Most efficient way to create this, column or table?


I have a lot of use for lists that look like this:

What would be the most efficient way of achieving this?

1 Like

To preserve that kind of formatting you’ll need to use a table, something like:

| number | header 1 | header 2 |
| 20 | vingth | vahn |
| 21 | vingth-et-un | vahn-tay-ahn |

If you use the advanced tables plugin, the columns will align themselves in the edit mode, which I like a lot for stuff like this

I have advanced tables and have explored it.
Is there a way to get rid of the table borders and adjust column width?

You can use CSS snippets in combination with the cssclass property to
remove borders from the table within a note.

What theme are you using? And do you use live preview or reading mode?

Another way is to use multiple columns, my favorite is efemkay’s modular-css-layout

I really hope that future versions of Obsidian will add the ability to :

  • import csv and sheets so we don’t waste time anymore with tables when it comes to add pipes / entries manually.

I’ve yet to dive into the CSS realm, it’s all new to me, I’ll look into it.
I was using minimal theme but reverted back to default for now.
I also toggle between reading mode and editing mode all the time.

So far I’m having to accept that basic tables for my needs are 10x more efficient to do in Numbers (Mac), which I use a lot.
And then if need be I can just copy paste them onto Obsidian, which works pretty well.

I’m hoping to use Obsidian for everything, but so far the tables are keeping me in Numbers. Community is great though.

I’ll look into it.
+1 to your suggestion.

Sorry that it took me some time, but I’ve been kind of busy with other stuff, and I was kind of hoping that others might have chipped in on the CSS part.

If you insert the following in a CSS snippet:

.no_table_border .markdown-rendered td,
.no_table_border .markdown-rendered th {
  border: none;

And then insert the cssclasses: no_table_border into the properties of any file where you don’t want table borders, they’ll disappear in both live preview and reading.

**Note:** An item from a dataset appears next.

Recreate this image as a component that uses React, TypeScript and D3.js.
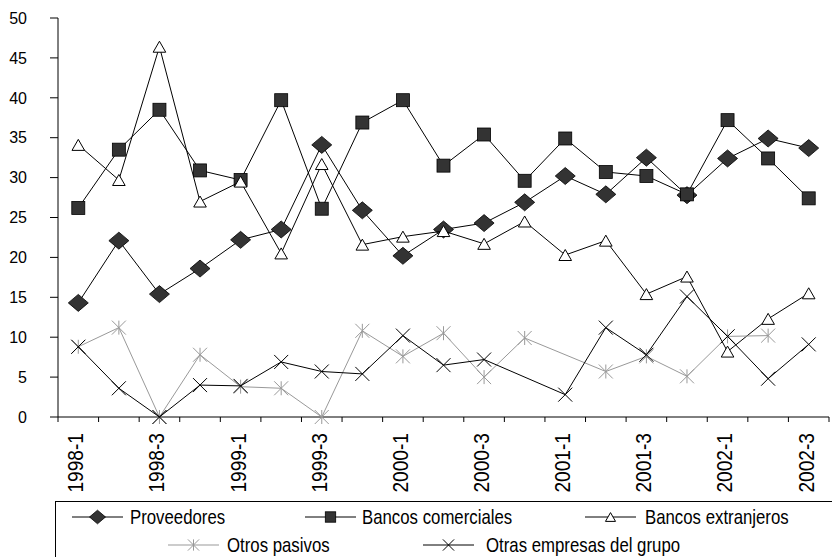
import React from "react";
import * as d3 from "d3";

const categories = [
  "1998-1","1998-2","1998-3","1998-4",
  "1999-1","1999-2","1999-3","1999-4",
  "2000-1","2000-2","2000-3","2000-4",
  "2001-1","2001-2","2001-3","2001-4",
  "2002-1","2002-2","2002-3",
];
const yTicks = [0, 5, 10, 15, 20, 25, 30, 35, 40, 45, 50];

const proveedores = [14.3,22.1,15.4,18.6,22.2,23.5,34.1,25.9,20.2,23.5,24.3,26.9,30.2,27.9,32.5,27.8,32.4,34.9,33.7];
const bancosComerciales = [26.2,33.5,38.5,30.9,29.7,39.7,26.1,36.9,39.7,31.5,35.4,29.6,34.9,30.7,30.2,27.9,37.2,32.4,27.4];
const bancosExtranjeros = [34.1,29.7,46.4,27.0,29.5,20.5,31.7,21.6,22.6,23.3,21.7,24.5,20.3,22.1,15.4,17.6,8.2,12.3,15.5];
const otrosPasivos: (number | null)[] = [8.8,11.2,0,7.8,3.8,3.6,0,10.8,7.6,10.5,5.0,9.9,null,5.7,7.6,5.1,10.1,10.2,null];
const otrasEmpresas: (number | null)[] = [8.8,3.6,0,4.0,3.9,6.9,5.7,5.4,10.2,6.5,7.2,null,2.8,11.2,7.8,15.1,10.1,4.8,9.1];

const seriesNames = ["Proveedores", "Bancos comerciales", "Bancos extranjeros", "Otros pasivos", "Otras empresas del grupo"];

type MarkerKind = "diamond" | "square" | "triangle" | "asterisk" | "cross";

const series: { name: string; values: (number | null)[]; marker: MarkerKind; color: string }[] = [
  { name: seriesNames[0], values: proveedores, marker: "diamond", color: "#000" },
  { name: seriesNames[1], values: bancosComerciales, marker: "square", color: "#000" },
  { name: seriesNames[2], values: bancosExtranjeros, marker: "triangle", color: "#000" },
  { name: seriesNames[3], values: otrosPasivos, marker: "asterisk", color: "#999" },
  { name: seriesNames[4], values: otrasEmpresas, marker: "cross", color: "#000" },
];

const SANS = "'Liberation Sans', Arial, sans-serif";

function Marker({ kind, x, y, s = 1, color }: { kind: MarkerKind; x: number; y: number; s?: number; color: string }) {
  switch (kind) {
    case "diamond": {
      const w = 10 * s, h = 8.5 * s;
      return <path d={`M${x - w},${y}L${x},${y - h}L${x + w},${y}L${x},${y + h}Z`} fill="#333" stroke="#000" strokeWidth={0.8} />;
    }
    case "square": {
      const h = 6.5 * s;
      return <rect x={x - h} y={y - h} width={2 * h} height={2 * h} fill="#333" stroke="#000" strokeWidth={0.8} />;
    }
    case "triangle": {
      const w = 6.3 * s, h = 5.5 * s;
      return <path d={`M${x},${y - h}L${x + w},${y + h}L${x - w},${y + h}Z`} fill="#fff" stroke="#000" strokeWidth={1} />;
    }
    case "asterisk": {
      const r = 7 * s;
      return (
        <g stroke={color} strokeWidth={1}>
          <line x1={x - r} y1={y - r} x2={x + r} y2={y + r} />
          <line x1={x - r} y1={y + r} x2={x + r} y2={y - r} />
          <line x1={x} y1={y - r} x2={x} y2={y + r} />
        </g>
      );
    }
    case "cross": {
      const r = 7 * s;
      return (
        <g stroke={color} strokeWidth={1}>
          <line x1={x - r} y1={y - r} x2={x + r} y2={y + r} />
          <line x1={x - r} y1={y + r} x2={x + r} y2={y - r} />
        </g>
      );
    }
  }
}

export default function App() {
  const W = 832, H = 557;
  const left = 58, right = 829, top = 18, bottom = 417;
  const x = d3.scaleBand<string>().domain(categories).range([left, right]).padding(0);
  const y = d3.scaleLinear().domain([0, 50]).range([bottom, top]);
  const cx = (c: string) => (x(c) as number) + x.bandwidth() / 2;

  const lineGen = d3
    .line<{ c: string; v: number }>()
    .x((d) => cx(d.c))
    .y((d) => y(d.v));

  const legendRow1 = [
    { idx: 0, lx: 72, tx: 130 },
    { idx: 1, lx: 305, tx: 362 },
    { idx: 2, lx: 585, tx: 645 },
  ];
  const legendRow2 = [
    { idx: 3, lx: 168, tx: 227 },
    { idx: 4, lx: 423, tx: 486 },
  ];

  const boundaries = d3.range(categories.length + 1).map((i) => left + i * x.bandwidth());

  return (
    <svg width={W} height={H} style={{ position: "absolute", left: 0, top: 0, background: "#fff" }}>
      <rect x={0} y={0} width={W} height={H} fill="#fff" />
      {/* y axis */}
      <line x1={left} y1={top} x2={left} y2={bottom} stroke="#000" strokeWidth={1} />
      {yTicks.map((t) => (
        <g key={t}>
          <line x1={left - 8} x2={left} y1={y(t)} y2={y(t)} stroke="#000" strokeWidth={1} />
          <text x={27} y={y(t)} dy="0.36em" textAnchor="end" fontFamily={SANS} fontSize={16} fill="#000">
            {t}
          </text>
        </g>
      ))}
      {/* x axis */}
      <line x1={left} y1={bottom} x2={right} y2={bottom} stroke="#000" strokeWidth={1} />
      {boundaries.map((b, i) => (
        <line key={i} x1={b} x2={b} y1={bottom} y2={bottom + 5} stroke="#000" strokeWidth={1} />
      ))}
      {categories.map((c, i) =>
        i % 2 === 0 ? (
          <text
            key={c}
            transform={`translate(${cx(c) - 3},${433}) rotate(-90) scale(0.87,1)`}
            dy="0.36em"
            textAnchor="end"
            fontFamily={SANS}
            fontSize={22}
            fill="#000"
          >
            {c}
          </text>
        ) : null
      )}
      {/* series */}
      {series.map((s) => {
        const pts = s.values
          .map((v, i) => ({ c: categories[i], v }))
          .filter((d) => d.v !== null) as { c: string; v: number }[];
        return (
          <g key={s.name}>
            <path d={lineGen(pts) || ""} fill="none" stroke={s.color} strokeWidth={1} />
            {pts.map((p) => (
              <Marker key={p.c} kind={s.marker} x={cx(p.c)} y={y(p.v)} color={s.color} />
            ))}
          </g>
        );
      })}
      {/* legend */}
      <rect x={55.5} y={501.5} width={800} height={100} fill="#fff" stroke="#000" strokeWidth={1} />
      {[
        ...legendRow1.map((r) => ({ ...r, cy: 517 })),
        ...legendRow2.map((r) => ({ ...r, cy: 545 })),
      ].map((r) => {
        const s = series[r.idx];
        return (
          <g key={s.name}>
            <line x1={r.lx} x2={r.lx + 51} y1={r.cy} y2={r.cy} stroke={s.color} strokeWidth={1} />
            <Marker kind={s.marker} x={r.lx + 25.5} y={r.cy} s={0.8} color={s.color} />
            <text
              transform={`translate(${r.tx},${r.cy}) scale(0.84,1)`}
              dy="0.36em"
              fontFamily={SANS}
              fontSize={20}
              fill="#000"
            >
              {s.name}
            </text>
          </g>
        );
      })}
    </svg>
  );
}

Bonus tip: How to add a custom CSS snippet
  • Goto Settings > Appearance and scroll down to “CSS snippets” section, and hit the folder icon on the far right. This opens up a file explorer window, in the folder vault/.obsidian/snippets, which is were you want to save your css snippet
  • In this new window create a file, like myCss.css, where you copy the CSS into. Make sure this actually is a text file, and that the name ends in .css
  • Back in Obsidian, you should now see your myCss in the list of CSS snippets. If not, hit the refresh button
  • Final step is to click the enable button to the right of your file, and now your new CSS should be in effect
  • If you later on make changes in the CSS snippet file, the effect should be immediate. If not, try disabling and re-enabling the snippet, or in some strange cases, you would need to reload Obsidian. In 99% of the cases, the changes are immediate, though.